Most new tea businesses fall into one or more of the following categories: Retail, Café, or Restaurant.
Tea Restaurant
The advantage of a restaurant is that your product appeals to the vast majority of the local consumer base. Eating out is an American pastime, and getting people to try a new restaurant is not difficult. There are a handful of truly successful tea restaurants in America, and the owners will be very open in telling you that tea is simply a theme, a hook to differentiate their business. They are not in the tea business; they are in the restaurant business, with all of the stress and work and high volumes and low margins that entail. In a restaurant, the speed at which the staff refills your customer’s water is more important than the quality of your tea.
Here's an example. In 2006, TeaGschwendner opened a Tea Bistro in the trendy Lincoln Park neighborhood of Chicago. It had a beautiful location, 300 of the world's finest teas, seating for 29, and a chef who used to be the assistant chef at one of the top restaurants in the US. USA Today named the Halsted Street TeaGschwendner one of the 10 Great Tea Rooms in America, less than 30 days before it closed its doors for good.
We are not saying that you shouldn't open a tea-themed restaurant. There is undoubtedly a market for it, and it has been done successfully, profitably, and with a great deal of romance. Check out the Samovar Tea Lounge and their four locations in San Francisco. They do have very cool tea rooms with a retail element. That said, the retail element is a minuscule part of their in-store sales. Most importantly, the daily workload and challenges of the manager, chef, servers, and hosts are identical to those in any other restaurant. The only difference is the menu and the decorations.
Tea Café
For a while, this was the most common strategy for new tea shops in the US. Modeled after the ubiquitous coffee shop, tea cafes were popping up everywhere. But they are cut from a different cloth. First, Starbucks effectively addressed the consumer need by creating a "third place" (a space between work, home, and Starbucks) where customers could hang out, congregate, and feel at home. Think Cheers without the stigma or the hangover. As a third place, the primary differentiators are comfort and convenience. According to the Specialty Coffee Association of America, 70% of coffee shop customers choose their shop based on convenience. With well over 25,000 coffee shops in the best locations across the US, do you want to compete with Starbucks over comfort and convenience?
Most tea cafes have mediocre food, mediocre tea, mediocre profits, and a ton of customers with laptops and empty cups of tea.

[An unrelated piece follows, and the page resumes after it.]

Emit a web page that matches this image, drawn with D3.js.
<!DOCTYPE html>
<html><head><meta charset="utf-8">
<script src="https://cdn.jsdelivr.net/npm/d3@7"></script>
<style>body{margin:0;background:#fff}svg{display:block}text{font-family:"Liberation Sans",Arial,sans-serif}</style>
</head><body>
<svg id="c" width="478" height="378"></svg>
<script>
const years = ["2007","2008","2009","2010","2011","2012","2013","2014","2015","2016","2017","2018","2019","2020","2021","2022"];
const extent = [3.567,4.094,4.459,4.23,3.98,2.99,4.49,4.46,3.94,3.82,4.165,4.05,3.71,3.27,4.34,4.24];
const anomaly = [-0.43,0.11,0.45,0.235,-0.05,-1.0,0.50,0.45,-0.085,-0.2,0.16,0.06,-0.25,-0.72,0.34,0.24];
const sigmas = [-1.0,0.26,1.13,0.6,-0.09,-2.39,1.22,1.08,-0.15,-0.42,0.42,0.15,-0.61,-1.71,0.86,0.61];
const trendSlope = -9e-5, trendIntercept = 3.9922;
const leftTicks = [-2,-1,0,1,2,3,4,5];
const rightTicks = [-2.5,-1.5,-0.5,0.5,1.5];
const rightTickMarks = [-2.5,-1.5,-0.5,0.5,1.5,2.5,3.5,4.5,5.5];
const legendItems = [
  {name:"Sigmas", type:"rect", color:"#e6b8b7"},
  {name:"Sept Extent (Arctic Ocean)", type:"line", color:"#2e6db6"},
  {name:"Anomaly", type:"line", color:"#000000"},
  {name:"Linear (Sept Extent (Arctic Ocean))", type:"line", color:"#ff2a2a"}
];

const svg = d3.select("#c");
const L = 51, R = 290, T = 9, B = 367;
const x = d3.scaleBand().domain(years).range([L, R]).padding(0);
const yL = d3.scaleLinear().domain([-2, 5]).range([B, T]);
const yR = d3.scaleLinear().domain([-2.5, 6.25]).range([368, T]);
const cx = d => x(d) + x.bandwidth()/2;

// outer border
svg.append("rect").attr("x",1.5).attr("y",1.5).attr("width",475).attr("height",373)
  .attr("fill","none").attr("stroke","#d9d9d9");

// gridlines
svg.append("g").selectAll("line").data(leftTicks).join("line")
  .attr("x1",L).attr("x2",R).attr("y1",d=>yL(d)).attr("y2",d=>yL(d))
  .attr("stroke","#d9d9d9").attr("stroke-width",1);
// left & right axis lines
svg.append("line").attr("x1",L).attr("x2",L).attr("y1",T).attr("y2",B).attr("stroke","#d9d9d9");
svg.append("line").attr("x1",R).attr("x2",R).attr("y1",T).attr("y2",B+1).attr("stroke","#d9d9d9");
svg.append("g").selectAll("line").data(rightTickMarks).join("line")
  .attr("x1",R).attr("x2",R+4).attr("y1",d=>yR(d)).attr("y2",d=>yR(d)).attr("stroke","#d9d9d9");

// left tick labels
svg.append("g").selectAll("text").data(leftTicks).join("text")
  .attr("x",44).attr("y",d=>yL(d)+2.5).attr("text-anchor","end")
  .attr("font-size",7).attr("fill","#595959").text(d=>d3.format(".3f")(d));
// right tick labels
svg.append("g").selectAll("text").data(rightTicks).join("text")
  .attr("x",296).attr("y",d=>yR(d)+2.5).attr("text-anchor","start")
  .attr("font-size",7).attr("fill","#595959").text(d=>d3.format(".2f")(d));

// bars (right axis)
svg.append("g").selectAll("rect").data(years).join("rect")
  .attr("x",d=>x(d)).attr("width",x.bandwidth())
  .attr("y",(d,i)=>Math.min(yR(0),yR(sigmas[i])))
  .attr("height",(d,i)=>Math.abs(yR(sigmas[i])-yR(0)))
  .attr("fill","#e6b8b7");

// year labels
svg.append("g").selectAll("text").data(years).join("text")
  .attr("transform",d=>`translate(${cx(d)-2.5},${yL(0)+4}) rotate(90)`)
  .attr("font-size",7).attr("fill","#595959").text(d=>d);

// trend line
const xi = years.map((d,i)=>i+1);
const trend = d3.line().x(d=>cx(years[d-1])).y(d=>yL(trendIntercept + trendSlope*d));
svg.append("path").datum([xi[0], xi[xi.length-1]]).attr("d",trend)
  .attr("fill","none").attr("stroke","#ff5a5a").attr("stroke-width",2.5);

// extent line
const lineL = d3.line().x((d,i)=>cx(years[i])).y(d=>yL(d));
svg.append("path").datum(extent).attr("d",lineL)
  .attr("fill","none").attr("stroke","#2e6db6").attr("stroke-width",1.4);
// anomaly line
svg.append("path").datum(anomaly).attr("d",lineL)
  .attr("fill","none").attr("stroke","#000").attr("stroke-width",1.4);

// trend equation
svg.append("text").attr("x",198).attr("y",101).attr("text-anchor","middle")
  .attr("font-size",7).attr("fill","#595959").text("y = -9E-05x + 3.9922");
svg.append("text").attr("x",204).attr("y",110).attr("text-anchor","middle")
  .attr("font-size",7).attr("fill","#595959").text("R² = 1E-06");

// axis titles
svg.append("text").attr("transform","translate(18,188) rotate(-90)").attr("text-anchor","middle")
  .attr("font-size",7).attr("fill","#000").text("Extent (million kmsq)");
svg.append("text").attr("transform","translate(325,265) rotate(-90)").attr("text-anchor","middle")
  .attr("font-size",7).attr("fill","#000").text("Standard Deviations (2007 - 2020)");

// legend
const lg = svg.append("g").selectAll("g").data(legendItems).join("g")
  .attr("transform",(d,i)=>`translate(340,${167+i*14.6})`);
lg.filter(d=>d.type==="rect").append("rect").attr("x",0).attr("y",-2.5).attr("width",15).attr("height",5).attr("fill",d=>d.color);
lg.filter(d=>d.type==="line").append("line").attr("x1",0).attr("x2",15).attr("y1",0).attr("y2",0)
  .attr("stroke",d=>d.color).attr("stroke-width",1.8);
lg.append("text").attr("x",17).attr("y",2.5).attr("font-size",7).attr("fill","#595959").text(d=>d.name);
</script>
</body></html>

Also, ask yourself, how many people do you know who do their holiday shopping at a café? The biggest season of the year in the tea business is the gift-buying season. In cafes, the retail product is the stuff of impulse buys. Typically, cafés are not destination gift shopping! Too many entrepreneurs go into the business thinking that they can combine the revenues and profits of a tea retail shop with a tea café (or a tea retail shop with a tea restaurant) and that the combination will make them successful. Based on the experience of hundreds of such attempts across dozens of industries, this rarely works. Usually, the combination of two different models results in a business that does neither particularly well. Consumers go to cafes and retail stores for totally different reasons, and any energy you expend on one side of the company may leave you vulnerable to a less distracted competitor on the other side of the business. Your mission, your message to the customer, and your staff training needs to be focused.
Tea Retail
Put simply, we define a tea retail shop as one that focuses on selling dry tea. We’re in favor of offering tea-to-go (being able to sample the tea is rather critical), and are not opposed to seating, but the seating should not be so much or so prevalent that the customer mistakes the shop for anything like a café. (Note: If you have any seating at all, you have to have a handicapped accessible customer bathroom. That means more space and less cost. If you have 10 seats or more, you have to offer both a male and female, handicapped accessible bathroom.)
While none of the tea café models have succeeded in going national without deriving more than half of their business from coffee, three tea retail chains have been able to grow to a substantial size. At one time, TeaGschwendner had more than 145 Retail stores in 9 countries on four continents. Teavana had hundreds of locations in the US, Canada, and Mexico. Ten Ren had 136 stores in 7 countries. Maybe you aren’t looking to build a national chain, but these success stories demonstrate a real opportunity to find meaningful profits while focusing on the sale of tea.